Avec ses positions centristes, Joe Biden se place dans la continuité. Pour de nombreux Américains nostalgiques de l’époque plus apaisée de l’avant-Trump, «Oncle Joe» est rassurant et incarne une certaine normalité.
«Les gens ne veulent pas d’une révolution, ils veulent des résultats», martèle-t-il en référence aux mesures radicales proposées par Bernie Sanders.
Qui rétorque qu’«on ne peut pas battre Trump avec toujours les mêmes vieilles recettes».
Bernie Sanders est un socialiste autoproclamé et dit vouloir révolutionner l’Amérique.
Des bases différentes
Les différences entre les deux hommes sont aussi évidentes dans leur base.
Le retour de Joe Biden lors du «Super Mardi» est ainsi en grande partie dû à sa popularité chez l’électorat noir.
Il a aussi été davantage choisi par les femmes, les personnes plus âgées et les personnes diplômées.
Quant à Bernie Sanders, il a pu compter, notamment en Californie, sur les Hispaniques, et a aussi attiré les jeunes et les électeurs indépendants.
Mais le vote latino, comme les autres, est loin d’être homogène, et des déclarations de M. Sanders vantant certains aspects de la révolution cubaine ainsi que d’anciens voyages dans des pays communistes, revenus hanter sa campagne, pourraient lui nuire notamment en Floride. Cet État clé de l’élection présidentielle américaine accueille une importante communauté de réfugiés cubains.
«Bernie» croit fermement à une entière refonte d’un système de santé américain «cruel» et plaide pour une assurance maladie universelle et gratuite.
Il promet aussi d’effacer la totalité de la dette étudiante, ce qui a été applaudi par ses soutiens mais a suscité des interrogations sur le financement de cette mesure.
Joe Biden, lui, veut se présenter comme un politicien plus souple et se targue de pouvoir travailler avec les républicains. Ce qui lui a été reproché par ceux qui jugent qu’il a été trop complaisant avec eux.
Sur la dette étudiante, il va moins loin que son rival, proposant de renforcer les voies permettant aux étudiants d’alléger, ou d’annuler, leurs dettes. Il défend farouchement la réforme de la santé passée sous le mandat de Barack Obama.
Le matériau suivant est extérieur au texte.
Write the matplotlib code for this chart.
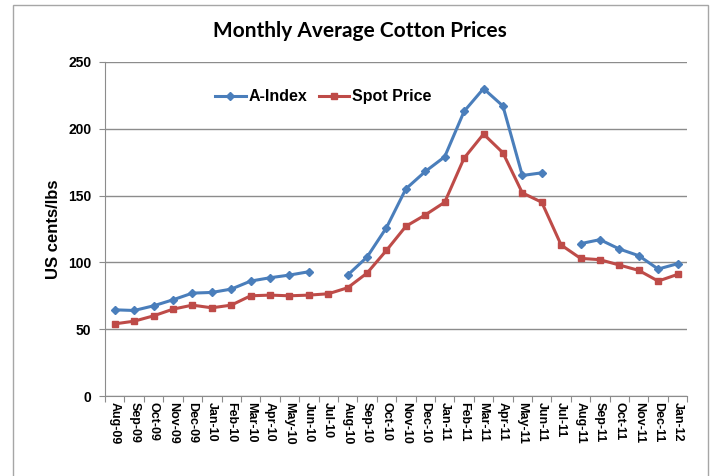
"""Monthly average cotton prices: A-Index vs spot price."""

import matplotlib
matplotlib.use("Agg")
import matplotlib.pyplot as plt
import numpy as np
from matplotlib.patches import Rectangle

months = ["Aug-09", "Sep-09", "Oct-09", "Nov-09", "Dec-09", "Jan-10", "Feb-10",
          "Mar-10", "Apr-10", "May-10", "Jun-10", "Jul-10", "Aug-10", "Sep-10",
          "Oct-10", "Nov-10", "Dec-10", "Jan-11", "Feb-11", "Mar-11", "Apr-11",
          "May-11", "Jun-11", "Jul-11", "Aug-11", "Sep-11", "Oct-11", "Nov-11",
          "Dec-11", "Jan-12"]

a_index = [64.5, 64, 67.5, 72, 77, 77.5, 80, 86, 88.5, 90.5, 93, np.nan,
           90.5, 104, 126, 155, 168, 179, 213, 230, 217, 165, 167, np.nan,
           114, 117, 110, 105, 95, 99]

spot_price = [54, 56, 60, 65, 68, 66, 68, 75, 75.5, 75, 75.5, 76.5,
              81, 92, 109, 127, 135.5, 145, 178, 196, 182, 152, 145, 113,
              103, 102, 98, 94, 86, 91]

BLUE = "#4A7EBB"
RED = "#BE4B48"
GRID = "#8C8C8C"

plt.rcParams["font.family"] = ["Liberation Sans", "DejaVu Sans"]

fig = plt.figure(figsize=(7.10, 4.76), dpi=100)
ax = fig.add_axes([0.148, 0.168, 0.820, 0.702])

# chart area border
fig.patches.append(Rectangle((13 / 710, -0.02), 695 / 710, 1.02 - 5 / 476,
                             transform=fig.transFigure, fill=False,
                             edgecolor="#A6A6A6", linewidth=1.0))

x = np.arange(len(months))
ax.plot(x, a_index, color=BLUE, linewidth=2.2, marker="D", markersize=4.5,
        label="A-Index")
ax.plot(x, spot_price, color=RED, linewidth=2.2, marker="s", markersize=4.5,
        label="Spot Price")

ax.set_xlim(-0.5, len(months) - 0.5)
ax.set_ylim(0, 250)
ax.set_yticks(range(0, 251, 50))
ax.set_xticks(np.arange(-0.5, len(months), 1.0))
ax.set_xticklabels([])
ax.set_xticks(x, minor=True)
ax.set_xticklabels(months, minor=True, rotation=270, fontsize=9,
                   fontweight="bold")
ax.tick_params(axis="x", which="minor", length=0, pad=4)
ax.tick_params(axis="x", which="major", length=4, color=GRID, direction="out")
ax.tick_params(axis="y", length=4, color=GRID, labelsize=10, pad=6)
for lab in ax.get_yticklabels():
    lab.set_fontweight("bold")

ax.grid(axis="y", color=GRID, linewidth=1.0)
ax.set_axisbelow(True)
for side in ("top", "right"):
    ax.spines[side].set_visible(False)
for side in ("left", "bottom"):
    ax.spines[side].set_color(GRID)

ax.set_ylabel("US cents/lbs", fontsize=12, fontweight="bold", labelpad=5)
fig.text(0.507, 0.935, "Monthly Average Cotton Prices", ha="center",
         va="center", fontsize=15, fontweight="bold",
         family=["Lato", "DejaVu Sans"])

ax.legend(loc="center", bbox_to_anchor=(0.375, 0.895), ncol=2, frameon=False,
          prop={"weight": "bold", "size": 11.5}, handlelength=1.9,
          columnspacing=0.7, handletextpad=0.2)

fig.savefig("out.png", dpi=100)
M. Sanders est allé à l’offensive mercredi, en affirmant que «Joe allait devoir s’expliquer» sur son programme et son passif, évoquant notamment son vote de sénateur en faveur de la guerre en Irak. «Bernie», également élu au Congrès à l’époque, avait voté contre.
Désistements
Malgré les montants record investis — plus d’un demi-milliard de dollars tirés de sa fortune personnelle –, M. Bloomberg a tiré les conclusions de ses résultats décevants à l’issue de la journée déterminante de la veille.
«Il y a trois mois, j’ai présenté ma candidature à la présidentielle pour battre Donald Trump. Aujourd’hui, je me retire de la course pour la même raison: battre Donald Trump», a annoncé l’ex-maire de New York, estimant que Joe Biden était désormais le mieux placé pour y parvenir lors de l’élection suprême du 3 novembre.
Son désistement achève de clarifier le paysage au sein du camp modéré, après les retraits du jeune Pete Buttigieg, révélation de ces primaires démocrates, et de la sénatrice du Minnesota Amy Klobuchar, qui avaient apporté dès lundi leur soutien à l’ancien vice-président Biden.
Plus à gauche, la sénatrice Elizabeth Warren était également en train de «réévaluer» mercredi la suite à donner à sa candidature après avoir enchaîné les revers. «Elle n’a pris aucune décision», a dit Bernie Sanders qui lui a parlé au téléphone, appelant à «respecter le temps et l’espace dont elle a besoin».